§ **What is asked**:
All lines from the top of the records below through the line holding "plt.rcParams['font.family'] = ['Open", and only those, should be printed exactly, minus the pictures.

(Source code of charts)
Start
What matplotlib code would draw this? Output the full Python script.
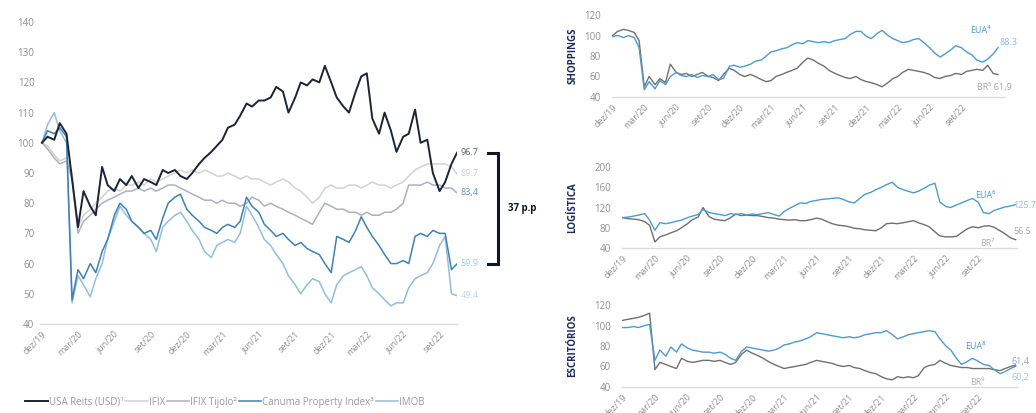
import numpy as np
import pandas as pd
import matplotlib
matplotlib.use('Agg')
import matplotlib.pyplot as plt
import matplotlib.transforms as mtransforms

plt.rcParams['font.family'] = ['Open Sans', 'DejaVu Sans']

# ---- data (semi-monthly readings, base 100 = dez/19) ----
dates_main = pd.date_range('2019-12-01', '2022-10-15', freq='SMS')
dates_sect = pd.date_range('2019-12-01', '2022-12-15', freq='SMS')

usa_reits = [100, 102, 101, 106.5, 103, 88, 72, 84, 79, 76,
             92, 86, 84, 88, 86, 89, 85, 88, 87, 86,
             91, 90, 91, 89, 88, 90, 93, 95, 97, 99,
             101, 105, 106, 109, 113, 112, 114, 114, 115, 118.5,
             117, 110, 115, 120, 119, 121, 120, 125.5, 120, 115,
             112, 110, 117, 122, 123, 108, 103, 110, 104, 97,
             102, 103, 111, 100, 101, 90, 84, 87, 93, 96.7]
ifix = [100, 99, 96, 94, 95, 90, 72, 76, 78, 80,
        82, 84, 85, 84, 86, 86, 87, 86, 88, 87,
        88, 89, 90, 91, 90, 91, 90, 91, 90, 89,
        89, 90, 89, 88, 89, 88, 88, 87, 86, 87,
        88, 87, 85, 84, 82, 80, 82, 85, 86, 85,
        85, 86, 86, 85, 86, 87, 86, 86, 85, 86,
        87, 89, 91, 92, 93, 93, 93, 93, 92, 89.7]
ifix_tijolo = [100, 98, 95, 93, 94, 88, 70, 74, 76, 78,
               80, 81, 82, 83, 84, 84, 85, 84, 85, 84,
               85, 86, 86, 85, 84, 83, 82, 81, 81, 80,
               81, 80, 80, 79, 80, 82, 81, 79, 80, 79,
               78, 77, 76, 75, 74, 73, 77, 80, 79, 78,
               78, 77, 77, 76, 77, 76, 76, 77, 77, 78,
               80, 86, 86, 86, 87, 86, 86, 85, 85, 83.4]
canuma = [100, 104, 103, 105, 102, 48, 58, 55, 60, 57,
          64, 68, 76, 80, 78, 74, 72, 70, 71, 68,
          75, 80, 82, 83, 78, 76, 74, 72, 71, 70,
          72, 73, 72, 74, 82, 79, 77, 73, 71, 69,
          70, 68, 66, 67, 65, 64, 63, 60, 57, 69,
          68, 67, 71, 75.5, 72, 69, 66, 63, 60, 60,
          61, 60, 69, 70, 69, 71, 70, 70, 58, 59.9]
imob = [100, 106, 110, 104, 100, 47, 56, 53, 49, 55,
        60, 68, 74, 79, 76, 74, 72, 70, 68, 64,
        72, 74, 76, 77, 74, 71, 68, 64, 62, 66,
        67, 68, 67, 70, 79, 76, 72, 68, 66, 63,
        60, 56, 53, 50, 53, 55, 54, 50, 47, 53,
        56, 57, 58, 59, 56, 52, 50, 48, 46, 47,
        47, 52, 55, 56, 57, 60, 66, 69, 50, 49.4]

main_names = ['USA Reits (USD)¹', 'IFIX', 'IFIX Tijolo²', 'Canuma Property Index³', 'IMOB']
main_end_labels = ['96.7', '89.7', '83,4', '59.9', '49.4']

shop_eua = [99, 100, 98, 100, 98, 88, 47, 55, 48, 56,
            52, 60, 64, 61, 60, 62, 59, 61, 60, 62,
            57, 58, 70, 71, 69, 70, 72, 75, 76, 80,
            84, 85, 87, 88, 91, 93, 92, 95, 94, 93,
            94, 93, 95, 96, 97, 101, 104, 104, 99, 97,
            102, 105, 100, 97, 95, 93, 94, 96, 97, 93,
            88, 83, 79, 82, 86, 90, 88, 84, 81, 76,
            74, 77, 82, 88.3]
shop_br = [100, 104, 106, 105, 103, 95, 50, 60, 52, 58,
           54, 72, 64, 62, 63, 60, 62, 64, 60, 59,
           56, 62, 68, 66, 62, 60, 62, 60, 57, 55,
           56, 60, 62, 64, 66, 68, 74, 78, 76, 73,
           70, 66, 63, 61, 59, 58, 60, 57, 55, 54,
           52, 50, 54, 58, 60, 64, 67, 66, 65, 64,
           62, 59, 58, 60, 61, 63, 62, 65, 66, 67,
           66, 71, 63, 61.9]
log_eua = [100, 101, 103, 105, 108, 95, 75, 90, 88, 90,
           93, 95, 100, 103, 106, 116, 110, 108, 106, 104,
           108, 106, 108, 105, 107, 106, 108, 110, 106, 103,
           112, 118, 124, 129, 128, 132, 134, 136, 137, 138,
           139, 136, 131, 129, 138, 146, 150, 155, 160, 165,
           170, 160, 155, 152, 149, 152, 158, 164, 168, 131,
           122, 120, 125, 129, 134, 138, 130, 110, 108, 114,
           118, 121, 123, 125.7]
log_br = [100, 98, 97, 96, 92, 85, 52, 62, 66, 70,
          74, 80, 88, 96, 101, 120, 102, 97, 95, 94,
          100, 107, 104, 105, 104, 104, 102, 100, 99, 97,
          96, 95, 96, 94, 94, 96, 99, 97, 92, 88,
          85, 84, 82, 79, 78, 76, 75, 74, 80, 88,
          89, 88, 90, 92, 94, 90, 86, 82, 72, 64,
          62, 62, 63, 70, 78, 82, 80, 83, 84, 81,
          74, 68, 60, 56.5]
off_eua = [98, 98, 99, 98, 100, 101, 66, 76, 70, 79,
           74, 82, 78, 76, 75, 74, 74, 73, 74, 72,
           68, 66, 75, 79, 78, 77, 76, 75, 76, 78,
           81, 82, 84, 85, 87, 89, 93, 92, 91, 90,
           89, 88, 89, 88, 89, 91, 92, 93, 93, 95,
           91, 87, 89, 91, 92, 93, 94, 95, 94, 87,
           80, 76, 68, 62, 65, 68, 65, 62, 61, 57,
           53, 55, 58, 60.2]
off_br = [105, 106, 107, 108, 110, 112, 57, 64, 62, 60,
          58, 68, 65, 64, 65, 66, 66, 65, 66, 64,
          62, 64, 72, 76, 73, 71, 68, 65, 62, 60,
          58, 59, 60, 61, 62, 64, 66, 65, 64, 63,
          61, 60, 61, 59, 58, 56, 54, 53, 50, 48,
          47, 50, 49, 50, 49, 51, 59, 61, 62, 66,
          63, 61, 60, 59, 59, 58, 58, 58, 58, 57,
          56, 58, 60, 61.4]

tick_dates = pd.to_datetime(['2019-12-01', '2020-03-01', '2020-06-01', '2020-09-01',
                             '2020-12-01', '2021-03-01', '2021-06-01', '2021-09-01',
                             '2021-12-01', '2022-03-01', '2022-06-01', '2022-09-01'])
tick_labels = ['dez/19', 'mar/20', 'jun/20', 'set/20', 'dez/20', 'mar/21',
               'jun/21', 'set/21', 'dez/21', 'mar/22', 'jun/22', 'set/22']

# ---- styling ----
navy = '#1b2434'
c_main = [navy, '#d2d2d2', '#aeb0bf', '#3f80b6', '#92bedd']
c_lbl = ['#5a5f6b', '#cfcfcf', '#5d9bb8', '#9dc4de', '#bcd6ea']
c_eua = '#4b9bd1'
c_br = '#707070'
tick_col = '#8f8f8f'

W, H = 1036, 413
fig = plt.figure(figsize=(W / 100, H / 100), dpi=100)


def style(ax, yticks, xlim):
    for s in ['top', 'right', 'left']:
        ax.spines[s].set_visible(False)
    ax.spines['bottom'].set_color('#dcdcdc')
    ax.spines['bottom'].set_linewidth(1.0)
    ax.tick_params(length=0, colors=tick_col, labelsize=7, pad=4)
    ax.set_yticks(yticks)
    ax.set_ylim(yticks[0], yticks[-1])
    ax.set_xlim(xlim)
    ax.set_xticks(tick_dates)
    ax.set_xticklabels(tick_labels, rotation=45, ha='right', rotation_mode='anchor', fontsize=6.5)


# main chart
ax = fig.add_axes([40 / W, 1 - 324 / H, 417 / W, 302 / H])
series = [usa_reits, ifix, ifix_tijolo, canuma, imob]
order = [1, 2, 4, 3, 0]
lines = {}
for i in order:
    lw = 1.4 if i == 0 else 1.1
    lines[i], = ax.plot(dates_main, series[i], color=c_main[i], lw=lw, label=main_names[i])
style(ax, np.arange(40, 141, 10),
      (dates_main[0] - pd.Timedelta(days=5), dates_main[-1]))

trans = mtransforms.blended_transform_factory(ax.transAxes, ax.transData)
for i in range(5):
    ax.text(1.008, series[i][-1], main_end_labels[i], transform=trans,
            va='center', ha='left', fontsize=6.5, color=c_lbl[i])

top, bot = usa_reits[-1], canuma[-1]
x0, x1 = (488 - 40) / 417, (498 - 40) / 417
ax.plot([x0, x1, x1, x0], [top, top, bot, bot], transform=trans,
        color='#0f1626', lw=2.2, clip_on=False, solid_joinstyle='miter')
ax.text(1.122, (top + bot) / 2, f'{round(top - bot):.0f} p.p', transform=trans,
        va='center', ha='left', fontsize=7, fontweight='bold', color='#0f1626')

fig.legend([lines[i] for i in range(5)], main_names, loc='center left',
           bbox_to_anchor=(0.016, 0.026), ncol=5, frameon=False, fontsize=7,
           handlelength=2.3, handletextpad=0.1, columnspacing=0.2,
           labelcolor='#9a9a9a')

# sector panels
panels = [
    ([612, 97, 393, 82], shop_eua, shop_br, [40, 60, 80, 100, 120], 'SHOPPINGS',
     [('EUA⁴', 0.911, 0.817, c_eua), ('88.3', 0.987, 0.67, '#8bb9dd'),
      ('BR⁵ 61,9', 0.929, 0.11, '#a5a5a5')], 20),
    ([622, 248, 395, 81], log_eua, log_br, [40, 80, 120, 160, 200], 'LOGÍSTICA',
     [('EUA⁶', 0.894, 0.654, c_eua), ('125.7', 0.99, 0.53, '#9dbfd6'),
      ('56.5', 0.99, 0.2, '#a5a5a5'), ('BR⁷', 0.906, 0.06, '#b0b0b0')], 4),
    ([622, 387, 395, 82], off_eua, off_br, [40, 60, 80, 100, 120], 'ESCRITÓRIOS',
     [('EUA⁸', 0.868, 0.488, c_eua), ('61,4', 0.987, 0.305, '#a5a5a5'),
      ('60,2', 0.987, 0.11, '#9dc4de'), ('BR⁹', 0.881, 0.05, '#b0b0b0')], 4),
]
for (l, b, w, h), eua, br, yt, name, labels, pad_days in panels:
    a = fig.add_axes([l / W, 1 - b / H, w / W, h / H])
    a.plot(dates_sect, br, color=c_br, lw=1.0)
    a.plot(dates_sect, eua, color=c_eua, lw=1.0)
    style(a, yt, (dates_sect[0] - pd.Timedelta(days=2), dates_sect[-1] + pd.Timedelta(days=pad_days)))
    a.tick_params(axis='y', pad=8)
    for txt, tx, ty, col in labels:
        a.text(tx, ty, txt, transform=a.transAxes, fontsize=6.5, color=col,
               va='center', ha='left')
    fig.text(573 / W, 1 - (b - h / 2) / H, name, rotation=90, ha='center', va='center',
             fontsize=7, fontweight='bold', color='#1d2a5a')

fig.savefig('out.png', dpi=100)
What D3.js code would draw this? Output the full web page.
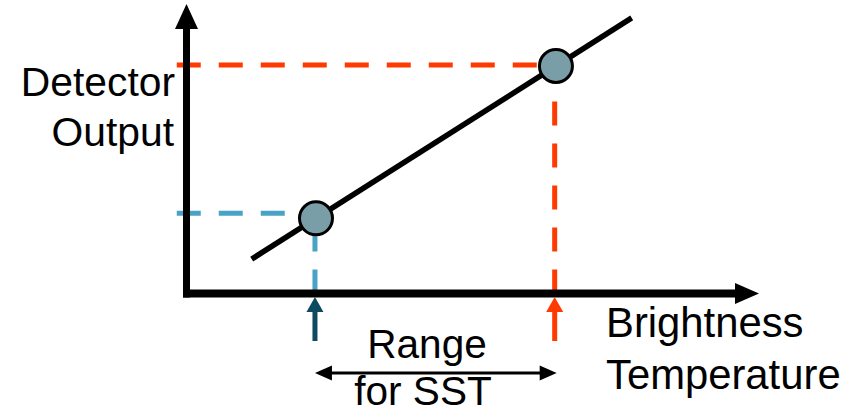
<!DOCTYPE html>
<html><head><meta charset="utf-8">
<script src="https://cdn.jsdelivr.net/npm/d3@7"></script>
<style>html,body{margin:0;padding:0;background:#fff;}svg{display:block;}</style>
</head><body>
<svg id="chart" width="848" height="416"></svg>
<script>
// ---- data (abstract units: brightness temperature vs detector output) ----
const lineT = [1.137, 7.763];
const lineOut = [1.189, 9.519];
const pointT = [2.258, 6.442];
const pointOut = [2.598, 7.858];
const guideNames = ["low", "high"];
const guideT = [2.24, 6.42];
const guideOut = [2.77, 7.89];
const guideColors = ["#4aa3c6", "#ff3a00"];
const arrowColors = ["#0b4a60", "#ff3a00"];
const yLabel = ["Detector", "Output"];
const xLabel = ["Brightness", "Temperature"];
const rangeLabel = ["Range", "for SST"];

const svg = d3.select("#chart");
const x = d3.scaleLinear().domain([0, 10]).range([186.5, 760]);
const y = d3.scaleLinear().domain([0, 10]).range([293.5, 4]);
const font = "'Liberation Sans', Arial, sans-serif";

// guide dashed lines
guideNames.forEach((g, i) => {
  svg.append("line")
    .attr("x1", x(-0.17)).attr("x2", x(pointT[i]))
    .attr("y1", y(guideOut[i])).attr("y2", y(guideOut[i]))
    .attr("stroke", guideColors[i]).attr("stroke-width", 5)
    .attr("stroke-dasharray", "24 18");
  svg.append("line")
    .attr("x1", x(guideT[i])).attr("x2", x(guideT[i]))
    .attr("y1", y(0)).attr("y2", y(pointOut[i]))
    .attr("stroke", guideColors[i]).attr("stroke-width", 5)
    .attr("stroke-dasharray", "24 18");
});

// axes
svg.append("line").attr("x1", x(0)).attr("x2", x(0))
  .attr("y1", y(0) + 4).attr("y2", 28)
  .attr("stroke", "#000").attr("stroke-width", 7);
svg.append("path")
  .attr("d", `M${x(0)-11.5},29 L${x(0)},4 L${x(0)+11.5},29 Z`).attr("fill", "#000");
svg.append("line").attr("x1", x(0) - 3.5).attr("x2", 736)
  .attr("y1", y(0)).attr("y2", y(0))
  .attr("stroke", "#000").attr("stroke-width", 8);
svg.append("path")
  .attr("d", `M735,${y(0)-10.5} L759,${y(0)} L735,${y(0)+10.5} Z`).attr("fill", "#000");

// calibration line
svg.append("line")
  .attr("x1", x(lineT[0])).attr("y1", y(lineOut[0]))
  .attr("x2", x(lineT[1])).attr("y2", y(lineOut[1]))
  .attr("stroke", "#000").attr("stroke-width", 5.5);

// points
svg.selectAll("circle.pt").data(pointT).join("circle")
  .attr("class", "pt")
  .attr("cx", (d) => x(d)).attr("cy", (d, i) => y(pointOut[i]))
  .attr("r", 16.5).attr("fill", "#7a9ea8")
  .attr("stroke", "#000").attr("stroke-width", 3);

// upward arrows below axis
guideT.forEach((t, i) => {
  const cx = x(t);
  svg.append("line").attr("x1", cx).attr("x2", cx)
    .attr("y1", 341).attr("y2", 308)
    .attr("stroke", arrowColors[i]).attr("stroke-width", 5);
  svg.append("path")
    .attr("d", `M${cx-8.5},312 L${cx},297 L${cx+8.5},312 Z`)
    .attr("fill", arrowColors[i]);
});

// double-headed range arrow
const xa = x(guideT[0]), xb = x(guideT[1]), ya = 373;
svg.append("line").attr("x1", xa + 10).attr("x2", xb - 10)
  .attr("y1", ya).attr("y2", ya).attr("stroke", "#000").attr("stroke-width", 3);
svg.append("path").attr("d", `M${xa},${ya} L${xa+17},${ya-7.5} L${xa+17},${ya+7.5} Z`).attr("fill", "#000");
svg.append("path").attr("d", `M${xb+2},${ya} L${xb-15},${ya-7.5} L${xb-15},${ya+7.5} Z`).attr("fill", "#000");

// texts
const txt = (s, tx, ty, anchor, fs) => svg.append("text")
  .attr("x", tx).attr("y", ty).attr("text-anchor", anchor)
  .attr("font-family", font).attr("font-size", fs).attr("fill", "#000").text(s);
txt(yLabel[0], 175, 96, "end", 40.8);
txt(yLabel[1], 174, 146, "end", 40.8);
txt(xLabel[0], 606, 337, "start", 41.8);
txt(xLabel[1], 606, 389, "start", 41.8);
txt(rangeLabel[0], 427, 358, "middle", 40.6);
txt(rangeLabel[1], 423, 405, "middle", 40.6);
</script>
</body></html>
End
§ **Task solution**:
What matplotlib code would draw this? Output the full Python script.
import numpy as np
import pandas as pd
import matplotlib
matplotlib.use('Agg')
import matplotlib.pyplot as plt
import matplotlib.transforms as mtransforms

plt.rcParams['font.family'] = ['Open Sans', 'DejaVu Sans']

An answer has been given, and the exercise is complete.